Intento apresurado de cartografía austeriana
Del complejo mapa de las influencias en la obra de Paul Auster, algunas rutas principales podrían ser:
- La novela negra clásica de Raymond Chandler o Dashiell Hammett: enredos, atmósferas tensas y diálogos trazados con tiralíneas. Alfaguara acaba de publicar su ópera prima, Jugada de presión (Squeeze Play), una suerte de pastiche de la novela negra más clásica que el autor de Nueva Jersey sacó a la luz en 1976 bajo el seudónimo de Paul Benjamin.
- La literatura del absurdo: de los universos claustrofóbicos de Franz Kafka a la tierra baldía, simbólica y abstrusa del absurdo en manos de Samuel Beckett y de su lenguaje irracional, de su visión descarnada de un mundo solitario que denuesta la Historia y de la ausencia de una lógica convencional en episodios crueles, miserables o nihilistas de la vida diaria.
- El Quijote de Cervantes, al que rinde homenaje en La trilogía de Nueva York: las historias engastadas o intercaladas a modo de muñecas rusas, los laberintos discursivos en los que juegan al escondite las voces de narradores, autores y personajes, el desdibujamiento seductor del límite entre realidad y ficción.
- El existencialismo francés: Sartre y Camus, l'homme révolté, la náusea existencial, los conflictos de identidad.
- La novela posmoderna norteamericana de Pynchon o Barth: la paranoia, las tramas ocultas, el azar enredando al individuo, la tiranía de la metaficción, elevados a los altares de la arquitectura narrativa, y la tentación de cierta ciencia-ficción de corte psíquico.

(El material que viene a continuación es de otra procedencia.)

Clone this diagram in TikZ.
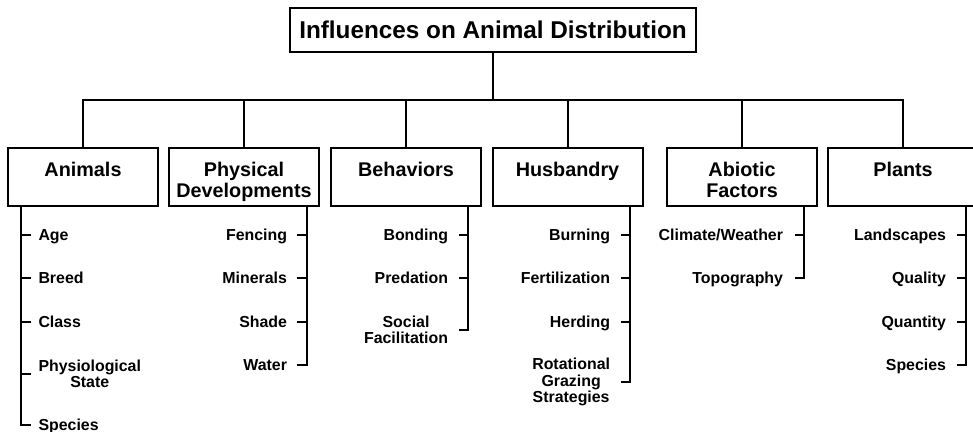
\documentclass[tikz,border=0pt]{standalone}
\usepackage{fontspec}
\setmainfont{Liberation Sans}
\begin{document}
\begin{tikzpicture}[x=1pt,y=-1pt,line width=2pt,
  hbox/.style={draw,minimum width=150pt,minimum height=58pt,inner sep=0pt},
  htext/.style={anchor=north,align=center,inner sep=0pt,font=\bfseries\fontsize{19.8}{21}\selectfont},
  itemfont/.style={inner sep=0pt,font=\bfseries\fontsize{15.9}{16.5}\selectfont},
  itemW/.style={itemfont,anchor=west,text height=11.4pt,text depth=0pt},
  itemE/.style={itemfont,anchor=east,text height=11.4pt,text depth=0pt},
  itemWm/.style={itemfont,anchor=west,align=center},
  itemEm/.style={itemfont,anchor=east,align=center}]
\useasboundingbox (0,0) rectangle (973,431);
% title
\node[draw,minimum width=406pt,minimum height=44pt,inner sep=0pt,font=\bfseries\fontsize{24.3}{28}\selectfont] (title) at (493,30) {Influences on Animal Distribution};
\coordinate (bar) at (0,100);
% header boxes
\node[hbox] (animals) at (83,177) {};
\node[hbox] (physical) at (244,177) {};
\node[hbox] (behaviors) at (406,177) {};
\node[hbox] (husbandry) at (567.5,177) {};
\node[hbox] (abiotic) at (742,177) {};
\node[hbox] (plants) at (903,177) {};
\node[htext] (animalsT) at (83,161) {Animals};
\node[htext] (physicalT) at (244,161) {Physical\\Developments};
\node[htext] (behaviorsT) at (406,161) {Behaviors};
\node[htext] (husbandryT) at (567.5,161) {Husbandry};
\node[htext] (abioticT) at (742,161) {Abiotic\\Factors};
\node[htext] (plantsT) at (903,161) {Plants};
% tree connectors
\draw (title.south) -- (title.south |- bar);
\draw (animals.north) -- (animals.north |- bar) -- (plants.north |- bar) -- (plants.north);
\foreach \n in {physical,behaviors,husbandry,abiotic}
  \draw (\n.north) -- (\n.north |- bar);
% spines
\coordinate (sA) at (21,0);
\coordinate (sP) at (307,0);
\coordinate (sB) at (468,0);
\coordinate (sH) at (630,0);
\coordinate (sF) at (804,0);
\coordinate (sL) at (966,0);
% Animals items
\node[itemW] (age) at (37.5,235) {Age};
\node[itemW] (breed) at (37.5,278) {Breed};
\node[itemW] (class) at (37.5,322) {Class};
\node[itemWm] (physio) at (37.5,374) {Physiological\\State};
\node[itemW] (speciesA) at (37.5,425) {Species};
\draw (animals.south -| sA) -- (speciesA.west -| sA) -- ([xshift=-6.5pt]speciesA.west);
\foreach \n in {age,breed,class,physio}
  \draw (\n.west -| sA) -- ([xshift=-6.5pt]\n.west);
% Physical items
\node[itemE] (fencing) at (288,235) {Fencing};
\node[itemE] (minerals) at (288,278) {Minerals};
\node[itemE] (shade) at (288,322) {Shade};
\node[itemE] (water) at (288,365) {Water};
\draw (physical.south -| sP) -- (water.east -| sP) -- ([xshift=9pt]water.east);
\foreach \n in {fencing,minerals,shade}
  \draw (\n.east -| sP) -- ([xshift=9pt]\n.east);
% Behaviors items
\node[itemE] (bonding) at (449,235) {Bonding};
\node[itemE] (predation) at (449,278) {Predation};
\node[itemEm] (social) at (449,330) {Social\\Facilitation};
\draw (behaviors.south -| sB) -- (social.east -| sB) -- ([xshift=9.5pt]social.east);
\foreach \n in {bonding,predation}
  \draw (\n.east -| sB) -- ([xshift=9.5pt]\n.east);
% Husbandry items
\node[itemE] (burning) at (611,235) {Burning};
\node[itemE] (fert) at (611,278) {Fertilization};
\node[itemE] (herding) at (611,322) {Herding};
\node[itemEm] (rot) at (611,382) {Rotational\\Grazing\\Strategies};
\draw (husbandry.south -| sH) -- (rot.east -| sH) -- ([xshift=10pt]rot.east);
\foreach \n in {burning,fert,herding}
  \draw (\n.east -| sH) -- ([xshift=10pt]\n.east);
% Abiotic items
\node[itemE] (climate) at (784,235) {Climate/Weather};
\node[itemE] (topo) at (784,278) {Topography};
\draw (abiotic.south -| sF) -- (topo.east -| sF) -- ([xshift=11pt]topo.east);
\draw (climate.east -| sF) -- ([xshift=11pt]climate.east);
% Plants items
\node[itemE] (land) at (947,235) {Landscapes};
\node[itemE] (quality) at (947,278) {Quality};
\node[itemE] (quantity) at (947,322) {Quantity};
\node[itemE] (speciesP) at (947,365) {Species};
\draw (plants.south -| sL) -- (speciesP.east -| sL) -- ([xshift=10pt]speciesP.east);
\foreach \n in {land,quality,quantity}
  \draw (\n.east -| sL) -- ([xshift=10pt]\n.east);
\end{tikzpicture}
\end{document}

- El psicoanálisis de Jacques Lacan y los simulacros de Jean Baudrillard: los atolladeros de la mente humana descompuestos en sueños, fantasías e invenciones de la realidad, la aprehensión del mundo de la mano del lenguaje y la idea de un entorno simulado que es real pero no es verdadero.
- Los relatos fantásticos de Edgar Allan Poe y su habilidad para lograr que el ser humano se enfrente a sus propios terrores por medio de una construcción doméstica del miedo.